== Raw data ==
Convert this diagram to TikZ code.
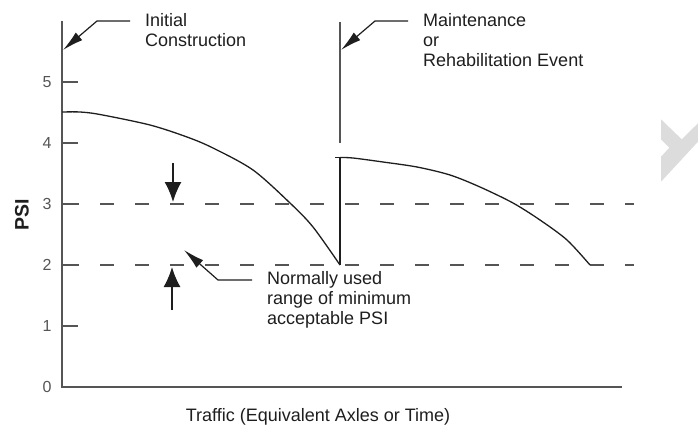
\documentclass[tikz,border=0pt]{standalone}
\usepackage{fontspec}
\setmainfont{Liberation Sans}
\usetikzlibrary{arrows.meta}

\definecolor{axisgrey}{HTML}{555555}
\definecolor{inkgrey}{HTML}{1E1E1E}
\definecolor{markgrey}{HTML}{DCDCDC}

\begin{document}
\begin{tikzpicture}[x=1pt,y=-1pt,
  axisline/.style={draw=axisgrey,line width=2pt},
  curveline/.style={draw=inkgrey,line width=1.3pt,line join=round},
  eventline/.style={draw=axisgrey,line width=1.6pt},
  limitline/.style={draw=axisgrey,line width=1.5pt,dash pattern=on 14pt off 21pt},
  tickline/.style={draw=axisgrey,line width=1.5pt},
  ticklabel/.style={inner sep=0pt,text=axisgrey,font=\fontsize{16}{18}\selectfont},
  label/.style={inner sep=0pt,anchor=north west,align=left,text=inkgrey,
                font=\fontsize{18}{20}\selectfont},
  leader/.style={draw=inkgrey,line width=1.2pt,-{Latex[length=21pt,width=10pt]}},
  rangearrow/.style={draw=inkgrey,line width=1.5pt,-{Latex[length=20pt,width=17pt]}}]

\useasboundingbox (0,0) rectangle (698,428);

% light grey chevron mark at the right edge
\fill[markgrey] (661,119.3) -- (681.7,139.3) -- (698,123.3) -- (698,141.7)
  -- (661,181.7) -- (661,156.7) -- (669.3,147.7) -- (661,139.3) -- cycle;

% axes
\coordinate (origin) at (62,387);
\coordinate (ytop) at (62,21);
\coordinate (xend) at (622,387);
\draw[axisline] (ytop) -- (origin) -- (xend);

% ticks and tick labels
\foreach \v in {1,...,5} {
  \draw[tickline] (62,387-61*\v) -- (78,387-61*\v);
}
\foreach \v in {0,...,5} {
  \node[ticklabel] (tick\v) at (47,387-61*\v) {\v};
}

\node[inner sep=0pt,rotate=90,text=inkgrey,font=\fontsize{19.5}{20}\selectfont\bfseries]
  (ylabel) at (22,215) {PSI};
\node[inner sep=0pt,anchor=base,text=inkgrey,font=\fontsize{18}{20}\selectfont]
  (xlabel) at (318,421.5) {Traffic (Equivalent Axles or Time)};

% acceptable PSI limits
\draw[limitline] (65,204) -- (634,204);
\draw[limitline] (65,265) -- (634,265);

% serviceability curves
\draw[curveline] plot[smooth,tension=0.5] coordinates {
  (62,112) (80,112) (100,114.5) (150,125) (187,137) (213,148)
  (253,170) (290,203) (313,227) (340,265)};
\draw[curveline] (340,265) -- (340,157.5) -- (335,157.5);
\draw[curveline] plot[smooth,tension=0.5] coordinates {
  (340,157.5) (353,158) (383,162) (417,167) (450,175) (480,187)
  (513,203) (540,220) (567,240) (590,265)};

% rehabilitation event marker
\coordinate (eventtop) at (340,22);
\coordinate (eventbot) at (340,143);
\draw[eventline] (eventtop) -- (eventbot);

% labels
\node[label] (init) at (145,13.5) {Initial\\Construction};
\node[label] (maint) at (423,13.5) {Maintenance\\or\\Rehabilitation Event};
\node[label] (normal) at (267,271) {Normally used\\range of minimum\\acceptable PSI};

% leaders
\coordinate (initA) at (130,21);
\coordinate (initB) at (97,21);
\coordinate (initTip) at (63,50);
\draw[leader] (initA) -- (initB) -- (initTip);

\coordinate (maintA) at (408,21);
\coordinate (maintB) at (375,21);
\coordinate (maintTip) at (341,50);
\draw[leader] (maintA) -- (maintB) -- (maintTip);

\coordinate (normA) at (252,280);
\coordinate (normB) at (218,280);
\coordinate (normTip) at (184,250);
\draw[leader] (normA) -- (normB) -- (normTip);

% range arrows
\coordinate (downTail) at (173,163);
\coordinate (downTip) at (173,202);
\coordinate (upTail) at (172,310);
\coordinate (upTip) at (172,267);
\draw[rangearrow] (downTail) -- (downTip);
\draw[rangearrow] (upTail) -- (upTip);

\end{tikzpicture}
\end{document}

== Exercise brief ==
Reproduce the material in full, word for word, and omit the pictures.

== Task output ==
Convert this diagram to TikZ code.
\documentclass[tikz,border=0pt]{standalone}
\usepackage{fontspec}
\setmainfont{Liberation Sans}
\usetikzlibrary{arrows.meta}

\definecolor{axisgrey}{HTML}{555555}
\definecolor{inkgrey}{HTML}{1E1E1E}
\definecolor{markgrey}{HTML}{DCDCDC}

\begin{document}
\begin{tikzpicture}[x=1pt,y=-1pt,
  axisline/.style={draw=axisgrey,line width=2pt},
  curveline/.style={draw=inkgrey,line width=1.3pt,line join=round},
  eventline/.style={draw=axisgrey,line width=1.6pt},
  limitline/.style={draw=axisgrey,line width=1.5pt,dash pattern=on 14pt off 21pt},
  tickline/.style={draw=axisgrey,line width=1.5pt},
  ticklabel/.style={inner sep=0pt,text=axisgrey,font=\fontsize{16}{18}\selectfont},
  label/.style={inner sep=0pt,anchor=north west,align=left,text=inkgrey,
                font=\fontsize{18}{20}\selectfont},
  leader/.style={draw=inkgrey,line width=1.2pt,-{Latex[length=21pt,width=10pt]}},
  rangearrow/.style={draw=inkgrey,line width=1.5pt,-{Latex[length=20pt,width=17pt]}}]

\useasboundingbox (0,0) rectangle (698,428);

% light grey chevron mark at the right edge
\fill[markgrey] (661,119.3) -- (681.7,139.3) -- (698,123.3) -- (698,141.7)
  -- (661,181.7) -- (661,156.7) -- (669.3,147.7) -- (661,139.3) -- cycle;

% axes
\coordinate (origin) at (62,387);
\coordinate (ytop) at (62,21);
\coordinate (xend) at (622,387);
\draw[axisline] (ytop) -- (origin) -- (xend);

% ticks and tick labels
\foreach \v in {1,...,5} {
  \draw[tickline] (62,387-61*\v) -- (78,387-61*\v);
}
\foreach \v in {0,...,5} {
  \node[ticklabel] (tick\v) at (47,387-61*\v) {\v};
}

\node[inner sep=0pt,rotate=90,text=inkgrey,font=\fontsize{19.5}{20}\selectfont\bfseries]
  (ylabel) at (22,215) {PSI};
\node[inner sep=0pt,anchor=base,text=inkgrey,font=\fontsize{18}{20}\selectfont]
  (xlabel) at (318,421.5) {Traffic (Equivalent Axles or Time)};

% acceptable PSI limits
\draw[limitline] (65,204) -- (634,204);
\draw[limitline] (65,265) -- (634,265);

% serviceability curves
\draw[curveline] plot[smooth,tension=0.5] coordinates {
  (62,112) (80,112) (100,114.5) (150,125) (187,137) (213,148)
  (253,170) (290,203) (313,227) (340,265)};
\draw[curveline] (340,265) -- (340,157.5) -- (335,157.5);
\draw[curveline] plot[smooth,tension=0.5] coordinates {
  (340,157.5) (353,158) (383,162) (417,167) (450,175) (480,187)
  (513,203) (540,220) (567,240) (590,265)};

% rehabilitation event marker
\coordinate (eventtop) at (340,22);
\coordinate (eventbot) at (340,143);
\draw[eventline] (eventtop) -- (eventbot);

% labels
\node[label] (init) at (145,13.5) {Initial\\Construction};
\node[label] (maint) at (423,13.5) {Maintenance\\or\\Rehabilitation Event};
\node[label] (normal) at (267,271) {Normally used\\range of minimum\\acceptable PSI};

% leaders
\coordinate (initA) at (130,21);
\coordinate (initB) at (97,21);
\coordinate (initTip) at (63,50);
\draw[leader] (initA) -- (initB) -- (initTip);

\coordinate (maintA) at (408,21);
\coordinate (maintB) at (375,21);
\coordinate (maintTip) at (341,50);
\draw[leader] (maintA) -- (maintB) -- (maintTip);

\coordinate (normA) at (252,280);
\coordinate (normB) at (218,280);
\coordinate (normTip) at (184,250);
\draw[leader] (normA) -- (normB) -- (normTip);

% range arrows
\coordinate (downTail) at (173,163);
\coordinate (downTip) at (173,202);
\coordinate (upTail) at (172,310);
\coordinate (upTip) at (172,267);
\draw[rangearrow] (downTail) -- (downTip);
\draw[rangearrow] (upTail) -- (upTip);

\end{tikzpicture}
\end{document}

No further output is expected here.